The theatre and dance scholar and dramaturg Kirsten Maar, with moderation by Martin Hargreaves, discusses dance in the gallery. How do the features of performance and exhibition intermingle, and how do the specific qualities of each art form and its sites challenge our attention economies? Imposing the “choreographic” as a mode of assignment and spatio-temporal arrangement, she draws attention to the specifically kinaesthetic qualities audience experiences in these settings and further proposes an architectural framework within the choreography. She weaves together discussion of Trisha Brown’s work and many other artists from the Judson Church era with theoretical ideas from Bourriaud’s relational aesthetics and Claire Bishop’s criticisms of the same, considering how time and space shift the demands on both audience and performer, and ultimately, how we experience dance.
This talk was part of Crossing Borders 2014 and was presented in partnership with London Contemporary Dance School.

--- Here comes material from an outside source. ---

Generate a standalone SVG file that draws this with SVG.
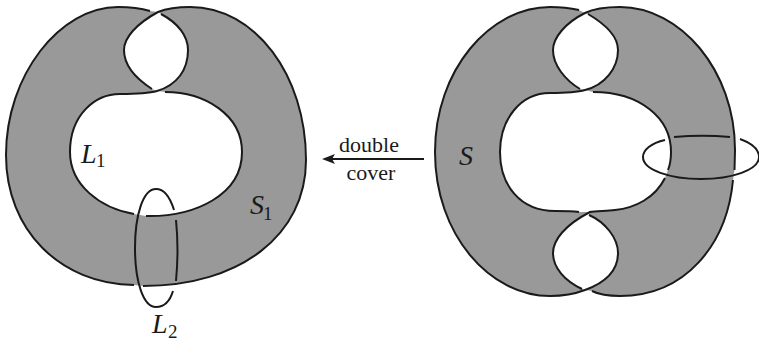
<svg xmlns="http://www.w3.org/2000/svg" width="759" height="342" viewBox="0 0 759 342">
<style>
.s{fill:none;stroke:#1a1a1a;stroke-width:2;stroke-linecap:butt}
.g{fill:#999;fill-rule:evenodd;stroke:none}
.t{font-family:"Liberation Serif",serif;fill:#1a1a1a}
.i{font-style:italic;font-size:28px}
.n{font-size:19px}
.w{font-size:22px}
</style>
<defs><path id="a" d="M0,0 L13,-5 L10,0 L13,5 Z" fill="#1a1a1a"/></defs>
<g id="surface-s1">
<path class="g" d="M150,11 C140,8 128,7 118,7 C60,7 6,75 6,155 C6,230 60,284 134,285 L143,286 C240,286 306,235 306,160 C306,75 255,7 190,7 C180,7 168,8 158,12 Z M158,12 C136,24 124,38 124,50 C124,65 135,78 152,89 L157,91 C177,85 188,70 188,50 C188,36 178,23 161,14 Z M157,91 C150,93 135,94 120,94 C95,94 70,115 70,152 C70,185 100,208 134,214 L146,216 C195,217 242,195 242,152 C242,115 205,92 165,92 Z"/>
<path class="s" d="M150,11 C140,8 128,7 118,7 C60,7 6,75 6,155 C6,230 60,284 134,285"/>
<path class="s" d="M152,89 C135,78 124,65 124,50 C124,38 136,24 158,12 C168,8 180,7 190,7 C255,7 306,75 306,160 C306,235 240,286 143,286"/>
<path class="s" d="M161,14 C178,23 188,36 188,50 C188,70 177,85 157,91 C150,93 135,94 120,94 C95,94 70,115 70,152 C70,185 100,208 134,214"/>
<path class="s" d="M165,92 C205,92 242,115 242,152 C242,195 195,217 146,216"/>
</g>
<g id="loop-l2">
<path class="s" d="M174,210 C170,197 164,189 156,189 C143,189 135,215 135,248 C135,281 143,307 156,307 C164,307 170,301 173,291"/>
<path class="s" d="M176,220 C178,240 178,260 176,281"/>
</g>
<g id="surface-s">
<path class="g" d="M579,10 C570,8 560,7 550,7 C490,7 435,70 435,152 C435,235 490,296 550,296 C560,296 572,295 585,290 L592,291 C600,295 610,296 620,296 C685,296 727,245 733,180 L734.500,170 L735,150 C735,70 680,7 620,7 C610,7 595,8 585,13 Z M585,13 C565,23 553,38 553,50 C553,65 565,80 580,89 L585,90 C605,85 618,68 618,50 C618,36 605,24 588,14 Z M585,90 C575,93 562,93 550,93 C520,93 500,120 500,152 C500,185 520,211 555,211 C565,211 572,211 579,212 L590,212 C595,211 605,211 615,210 C635,208 655,198 665,178 L668,170 C670,165 671,158 671,152 C671,118 640,92 593,92 Z M590,212 C565,225 553,240 553,253 C553,268 565,281 582,289 L585,290 C607,282 618,270 618,253 C618,238 605,222 589,215 Z"/>
<path class="s" d="M579,10 C570,8 560,7 550,7 C490,7 435,70 435,152 C435,235 490,296 550,296 C560,296 572,295 585,290 C607,282 618,270 618,253 C618,238 605,222 589,215"/>
<path class="s" d="M580,89 C565,80 553,65 553,50 C553,38 565,23 585,13 C595,8 610,7 620,7 C680,7 735,70 735,150 L734.500,170"/>
<path class="s" d="M733,180 C727,245 685,296 620,296 C610,296 600,295 592,291"/>
<path class="s" d="M588,14 C605,24 618,36 618,50 C618,68 605,85 585,90 C575,93 562,93 550,93 C520,93 500,120 500,152 C500,185 520,211 555,211 C565,211 572,211 579,212"/>
<path class="s" d="M593,92 C640,92 671,118 671,152 C671,158 670,165 668,170"/>
<path class="s" d="M665,178 C655,198 635,208 615,210 C605,211 595,211 590,212 C565,225 553,240 553,253 C553,268 565,281 582,289"/>
</g>
<g id="loop-ring">
<path class="s" d="M665,140 C651,143 643,150 643,157 C643,170 670,179 701,179 C732,179 759,170 759,157 C759,149 751,143 740,139"/>
<path class="s" d="M674,137 C690,135.500 715,135.500 730,137"/>
</g>
<g id="connectors">
<path class="s" d="M424,159 L330,159"/>
<use href="#a" x="322" y="159"/>
</g>
<g id="labels">
<text class="t i" x="81" y="163">L</text><text class="t n" x="96" y="167">1</text>
<text class="t i" x="250" y="214">S</text><text class="t n" x="263" y="220">1</text>
<text class="t i" x="152" y="333">L</text><text class="t n" x="168" y="338">2</text>
<text class="t i" x="459" y="165">S</text>
<text class="t w" x="369" y="152" text-anchor="middle">double</text>
<text class="t w" x="371" y="180" text-anchor="middle">cover</text>
</g>
</svg>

Kirsten Maar is a theatre and dance scholar at the Collaborative Research Centre 626 “Aesthetic Experience and the Dissolution of Aesthetic Limits” at the Free University Berlin. Her dissertation deals with assemblages and conceptions in the choreographic work of William Forsythe and its architectural relations. She is currently working on the connections between the Judson choreographers and the visual artists in the 1960s. Her research fields are the intersections between visuals arts, architecture and choreography, kinaesthetic experience and scoring practices. She is co-editor of “Assign and Arrange. Methodologies of Presentation in Art and Dance”, together with Maren Butte, Fiona McGovern, Marie-France Raphael und Jörn Schafaff (Sternberg /autumn 2014), among other publications.